The report cites issues throughout the agency’s billing procedures, largely attributable to problems with its computer system.
That system is due to be replaced by September at a cost of $5 million, including the price of the software, training and other costs associated with the changeover, S&WB officials said.
A look at the status of all the agency’s accounts at the end of 2013 found that $10.3 million was 90 days or more overdue on bills of $50 or more, according to the report. But the agency’s computer system could not produce reports specifying which accounts had not paid their bills — information the staff would need to track down those customers without clicking through each of the accounts individually, the report says.
It’s also not clear that delinquent accounts were being handled according to the agency’s own stated policies, which were not widely known among employees, the report says. Some of those policies were developed in the 1980s and include acronyms that are so out of use that the Inspector General’s Office could not find staffers who know what they mean.
A close look at 96 accounts found 18 that were past due, including 14 that had been sent to a collections agency for bills that in some cases dated back to 2010. Of the $6,988 owed by those customers, only $739 had been collected, according to the report.
At least one account, a bill for use of water from a hydrant, had been delinquent since 2008 and had an outstanding balance of more than $18,000 in 2014.
The S&WB also is failing to send customers refunds of the deposits they make when they open an account, according to the report.

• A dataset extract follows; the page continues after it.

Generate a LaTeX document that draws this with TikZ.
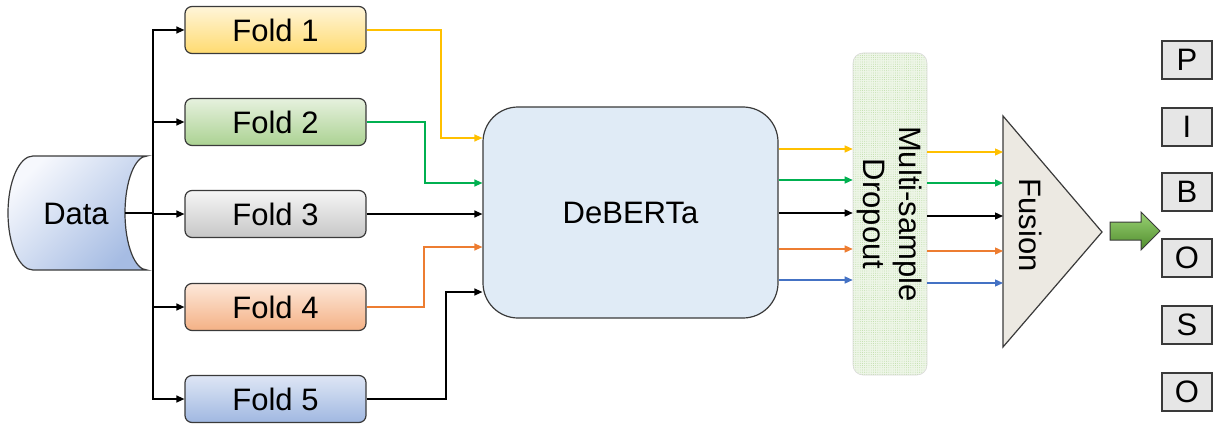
\documentclass[tikz,border=0pt]{standalone}
\usepackage{fontspec}
\setmainfont{Liberation Sans}
\usetikzlibrary{arrows.meta,patterns.meta}

\definecolor{edge}{HTML}{3A3A3A}
\definecolor{cyel}{HTML}{FFC000}
\definecolor{cgrn}{HTML}{00B050}
\definecolor{corg}{HTML}{ED7D31}
\definecolor{cblu}{HTML}{4472C4}
\definecolor{debfill}{HTML}{E0EBF6}
\definecolor{dropfill}{HTML}{EEF6E8}
\definecolor{dropdot}{HTML}{B5D99C}
\definecolor{fusfill}{HTML}{ECE9E2}
\definecolor{letfill}{HTML}{E6E6E6}
% fold gradients (top, bottom)
\definecolor{fAt}{HTML}{FFF5D9}\definecolor{fAb}{HTML}{FFDB70}
\definecolor{fBt}{HTML}{E6F1DE}\definecolor{fBb}{HTML}{ABD292}
\definecolor{fCt}{HTML}{F6F6F6}\definecolor{fCb}{HTML}{C6C6C6}
\definecolor{fDt}{HTML}{FDE8DA}\definecolor{fDb}{HTML}{F4B185}
\definecolor{fEt}{HTML}{DEE6F5}\definecolor{fEb}{HTML}{A0B7E1}
\definecolor{datat}{HTML}{F6F8FD}\definecolor{datab}{HTML}{A6BCE3}
\definecolor{gart}{HTML}{9AD274}\definecolor{garb}{HTML}{4F8C2C}

\newcommand{\lbl}{\fontsize{31}{36}\selectfont}

\tikzset{
  arr/.style={line width=1.3pt, -{Triangle[length=8pt,width=7pt]}},
  foldbox/.style 2 args={draw=edge, line width=1.2pt, rounded corners=7pt,
    minimum width=181pt, minimum height=47pt, font=\lbl,
    shading=axis, top color=#1, bottom color=#2},
  letbox/.style={draw=edge, line width=1.2pt, fill=letfill,
    minimum width=50pt, minimum height=38pt, inner sep=0pt, font=\lbl},
}

\begin{document}
\begin{tikzpicture}[x=1pt,y=-1pt]
\useasboundingbox (0,0) rectangle (1214,425);

% data store drawn as a sideways cylinder
\draw[edge, line width=1.2pt, shading=axis, top color=datat,
      bottom color=datab, shading angle=45]
  (33,156) -- (147,156)
  arc[start angle=-90, end angle=-270, x radius=22, y radius=57]
  -- (33,270)
  arc[start angle=90, end angle=270, x radius=25, y radius=57] -- cycle;
\node[font=\lbl] (data) at (76,214) {Data};
\coordinate (dataout) at (125,213);
\coordinate (split) at (153,213);

% the five folds
\node[foldbox={fAt}{fAb}] (f1) at (275.5,30) {Fold 1};
\node[foldbox={fBt}{fBb}] (f2) at (275.5,122) {Fold 2};
\node[foldbox={fCt}{fCb}] (f3) at (275.5,214) {Fold 3};
\node[foldbox={fDt}{fDb}] (f4) at (275.5,307) {Fold 4};
\node[foldbox={fEt}{fEb}] (f5) at (275.5,399) {Fold 5};

\draw[line width=1.3pt] (dataout) -- (split);
\foreach \f in {f1,f2,f3,f4,f5}
  \draw[arr] (split) |- (\f.west);

% encoder
\node[draw=edge, line width=1.2pt, fill=debfill, rounded corners=35pt,
      minimum width=295pt, minimum height=211pt, font=\lbl]
  (deb) at (630.5,212.5) {DeBERTa};

\draw[arr, cyel] (f1.east) -- (441,30) -- (441,138) -- (deb.west |- 0,138);
\draw[arr, cgrn] (f2.east) -- (425,122) -- (425,183) -- (deb.west |- 0,183);
\draw[arr] (f3.east) -- (deb.west |- 0,214);
\draw[arr, corg] (f4.east) -- (424,307) -- (424,247) -- (deb.west |- 0,247);
\draw[arr] (f5.east) -- (446,399) -- (446,292) -- (deb.west |- 0,292);

% dropout layer
\node[draw=black!15, line width=0.6pt, rounded corners=10pt,
      preaction={fill=dropfill},
      pattern={Dots[radius=0.45pt, distance=2.2pt]}, pattern color=dropdot,
      minimum width=74pt, minimum height=322pt] (drop) at (890,214) {};
\node[font=\lbl, rotate=-90, align=center] (droptxt) at (drop.center)
  {Multi-sample\\Dropout};

\draw[arr, cyel] (deb.east |- 0,149) -- (drop.west |- 0,149);
\draw[arr, cgrn] (deb.east |- 0,180) -- (drop.west |- 0,180);
\draw[arr] (deb.east |- 0,213) -- (drop.west |- 0,213);
\draw[arr, corg] (deb.east |- 0,249) -- (drop.west |- 0,249);
\draw[arr, cblu] (deb.east |- 0,280) -- (drop.west |- 0,280);

% fusion block
\draw[edge, line width=1.2pt, fill=fusfill]
  (1003,116) -- (1102,232) -- (1003,347) -- cycle;
\coordinate (fus) at (1003,232);
\node[font=\lbl, rotate=-90] (fustxt) at (1031,225) {Fusion};

\draw[arr, cyel] (drop.east |- 0,152) -- (fus |- 0,152);
\draw[arr, cgrn] (drop.east |- 0,183) -- (fus |- 0,183);
\draw[arr] (drop.east |- 0,216) -- (fus |- 0,216);
\draw[arr, corg] (drop.east |- 0,251) -- (fus |- 0,251);
\draw[arr, cblu] (drop.east |- 0,283) -- (fus |- 0,283);

% output block arrow
\draw[edge, line width=1pt, shading=axis, top color=gart, bottom color=garb]
  (1110,222) -- (1141,222) -- (1141,212) -- (1160,231) -- (1141,250)
  -- (1141,240) -- (1110,240) -- cycle;

% output labels
\node[letbox] (lp) at (1187,60) {P};
\node[letbox] (li) at (1187,127) {I};
\node[letbox] (lb) at (1187,192) {B};
\node[letbox] (lo) at (1187,258) {O};
\node[letbox] (ls) at (1187,325) {S};
\node[letbox] (lo2) at (1187,392) {O};
\end{tikzpicture}
\end{document}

About $189,000 in deposits dating back to 1972 had never been returned to customers, and nearly 3,400 did not receive certified letters letting them know they were due money from the agency, according to the report.
The report says the S&WB should partner with a bank to collect and deposit checks sent in by customers so that it doesn’t have to do that work in-house — a change the report says could save the agency $83,000 a year.
Last year, the Inspector’s General’s Office took aim at the other side of the S&WB’s ledger, blasting it for $3 million in unauthorized overtime.
Grant defended the agency’s efforts Tuesday, arguing that it has dramatically improved its collections in recent years and the results are in line with other water systems throughout the country.
“There are real consequences when bills go unpaid,” Grant said, referring to the threat of having water shut off. However, he noted the agency has policies that are “flexible” to prevent creating unnecessary hardships.